On dit encore avalaison, ou avaleson, en parlant des poissons qui suivent le cours de l’eau, ou qui étant emportés par la rapidité, tombent dans les nasses que l’on prépare pour cela.

AVALANGES. s. f. Chute de neiges détachées des hautes montagnes dans les vallées : ce n’est quelquefois qu’un peloton de neige, qui en roulant devient d’une grosseur prodigieuse. Nivium lapsus. Les avalanges sont fort dangereuses quand on voyage dans les vallées durant le dégel.

Ce mot qui a vieilli, vient de tomber en aval. Le peuple dit les lavanges, & quelques-uns avalanches. On dit plus communément lavanches dans le Dauphiné, & avalanges vers Briancon & Pignesol.

AVALANT, ANTE. adj. Terme de Batelier, c’est-à dire, qui descend, qui va en aval. On ne mettra aucun empêchement au passage des bateaux montans, ou avalans. Ord. de Louis XIV. Il se prend aussi substantivement. Le montant doit céder à l’avalant. Ibid.

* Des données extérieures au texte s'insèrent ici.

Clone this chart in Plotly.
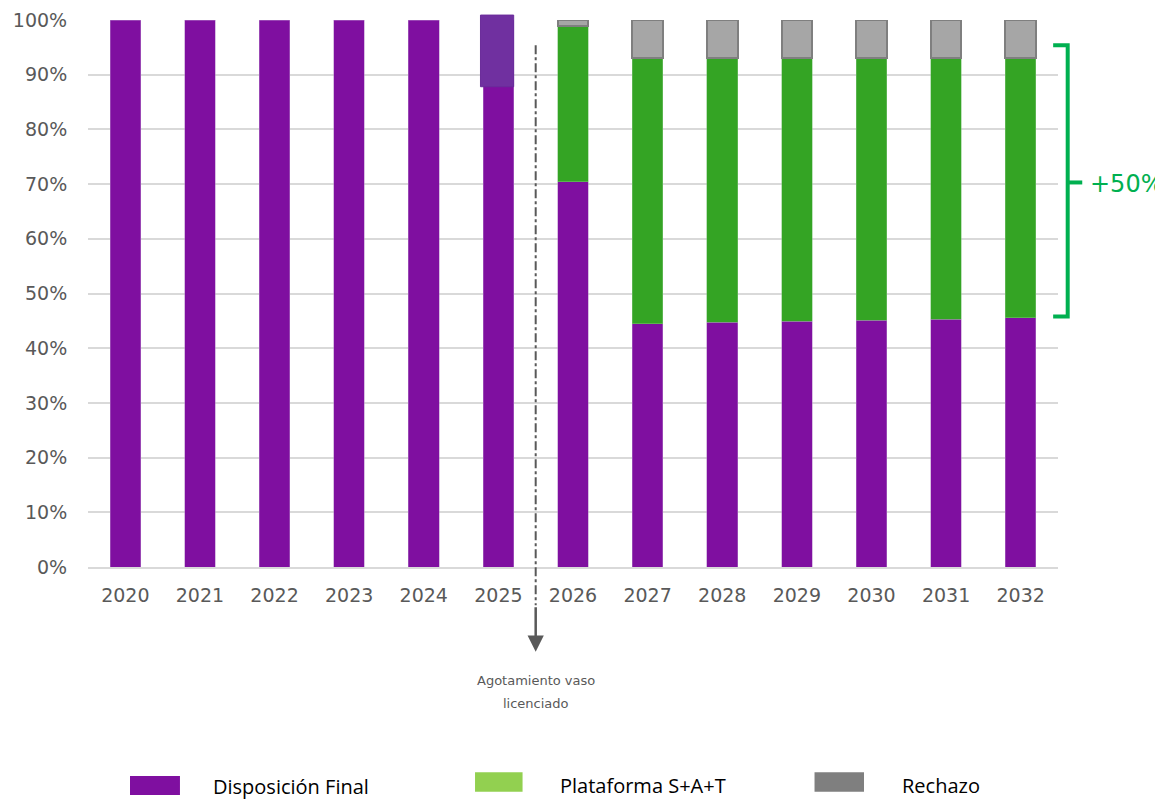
import plotly.graph_objects as go

years = ["2020", "2021", "2022", "2023", "2024", "2025", "2026",
         "2027", "2028", "2029", "2030", "2031", "2032"]
disposicion = [1.0, 1.0, 1.0, 1.0, 1.0, 1.0, 0.704,
               0.445, 0.447, 0.449, 0.451, 0.453, 0.456]
plataforma = [None, None, None, None, None, None, 0.285,
              0.485, 0.483, 0.481, 0.479, 0.477, 0.474]
rechazo = [None, None, None, None, None, None, 0.011,
           0.070, 0.070, 0.070, 0.070, 0.070, 0.070]

legend_names = ["Disposición Final", "Plataforma S+A+T", "Rechazo"]
bracket_label = "+50%"
event_lines = ["Agotamiento vaso", "licenciado"]

PURPLE = "#7F0FA0"
GREEN = "#34A424"
GRAY = "#A6A6A6"
TXT = "#595959"
BR_GREEN = "#00B050"

fig = go.Figure()
fig.add_bar(x=years, y=disposicion, name=legend_names[0], marker_color=PURPLE,
            marker_line=dict(color="#B47FC8", width=0.5), width=0.41, showlegend=False)
fig.add_bar(x=years, y=plataforma, name=legend_names[1], marker_color=GREEN,
            marker_line=dict(color="#7FC47A", width=0.5), width=0.41, showlegend=False)
fig.add_bar(x=years, y=rechazo, name=legend_names[2], marker_color=GRAY,
            marker_line=dict(color="#7F7F7F", width=2), width=0.41, showlegend=False)

shapes = []
# highlight box on 2025 bar
shapes.append(dict(type="rect", xref="x", yref="paper", x0=4.76, x1=5.205, y0=0.878, y1=1.009,
                   fillcolor="#7030A0", line=dict(color="#6A2C9A", width=1), layer="above"))
# dash-dot vertical line
shapes.append(dict(type="line", xref="x", yref="paper", x0=5.5, x1=5.5, y0=0.954, y1=-0.07,
                   line=dict(color=TXT, width=2, dash="dashdot")))
# bracket
shapes.append(dict(type="path", xref="paper", yref="paper",
                   path="M 0.995,0.954 L 1.010,0.954 L 1.010,0.458 L 0.995,0.458",
                   line=dict(color=BR_GREEN, width=4)))
shapes.append(dict(type="line", xref="paper", yref="paper", x0=1.010, x1=1.025, y0=0.703, y1=0.703,
                   line=dict(color=BR_GREEN, width=4)))
# legend boxes
leg_colors = [PURPLE, "#92D050", "#7F7F7F"]
leg_x = [(0.0433, 0.0948, -0.417, -0.382), (0.399, 0.448, -0.411, -0.375), (0.749, 0.800, -0.411, -0.375)]
for c, (x0, x1, y0, y1) in zip(leg_colors, leg_x):
    shapes.append(dict(type="rect", xref="paper", yref="paper", x0=x0, x1=x1, y0=y0, y1=y1,
                       fillcolor=c, line=dict(width=0)))

annotations = []
annotations.append(dict(x=5.5, y=-0.155, xref="x", yref="paper", ax=0, ay=-46, text="",
                        showarrow=True, arrowhead=2, arrowsize=1.3, arrowwidth=2.5, arrowcolor=TXT))
for txt, ty in zip(event_lines, [-0.224, -0.266]):
    annotations.append(dict(x=5.5, y=ty, xref="x", yref="paper", text=txt, showarrow=False,
                            font=dict(family="DejaVu Sans", size=13, color=TXT), align="center"))
annotations.append(dict(x=1.031, y=0.700, xref="paper", yref="paper", text=bracket_label, showarrow=False,
                        xanchor="left", yanchor="middle",
                        font=dict(family="DejaVu Sans", size=24, color=BR_GREEN)))
leg_tx = [(0.1268, -0.402), (0.4845, -0.399), (0.837, -0.399)]
for name, (tx, ty) in zip(legend_names, leg_tx):
    annotations.append(dict(x=tx, y=ty, xref="paper", yref="paper", text=name, showarrow=False,
                            xanchor="left", yanchor="middle",
                            font=dict(family="Liberation Sans Narrow, Open Sans, sans-serif", size=20, color="#000000")))

fig.update_layout(
    barmode="stack",
    width=1155, height=791,
    margin=dict(l=80, r=105, t=12, b=232),
    paper_bgcolor="white", plot_bgcolor="white",
    shapes=shapes, annotations=annotations,
    showlegend=False,
    font=dict(family="DejaVu Sans", color=TXT),
)
fig.update_xaxes(type="category", range=[-0.5, 12.5], showgrid=False, automargin=False,
                 ticks="outside", ticklen=10, tickcolor="white",
                 tickfont=dict(family="DejaVu Sans", size=19, color=TXT),
                 showline=True, linecolor="#D9D9D9", linewidth=2)
fig.update_yaxes(range=[0, 1], dtick=0.1, tickformat=".0%", showgrid=True, automargin=False,
                 gridcolor="#D9D9D9", gridwidth=2, zeroline=False,
                 ticks="outside", ticklen=16, tickcolor="white",
                 tickfont=dict(family="DejaVu Sans", size=19, color=TXT))

fig.write_html("out.html")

AVALE-DRU. s. m. Terme populaire, qui se dit d’un homme qui mange vite, dans la bouche de qui un morceau n’attend pas l’autre. C’est un avale dru, Il avale-dru comme mouches. Dict. Com.

AVALLÉE. s. f. Terme de Manufacture. C’est la même chose que levée ; c’est-à-dire, ce que l’Ouvrier peut travailler sur son métier, sans être obligé de rouler & dérouler ses ensuples, pour mettre sur l’une son ouvrage, & pour lâcher de l’autre, de la chaîne.

Avalée de chardon, se dit chez les Ouvriers Laineurs de draps, de chaque espèce d’étoffe qu’ils lainent sur la perche avec le chardon, à prendre cet espace depuis la perche, qui est le haut, jusqu’au faudet, qui est le bas.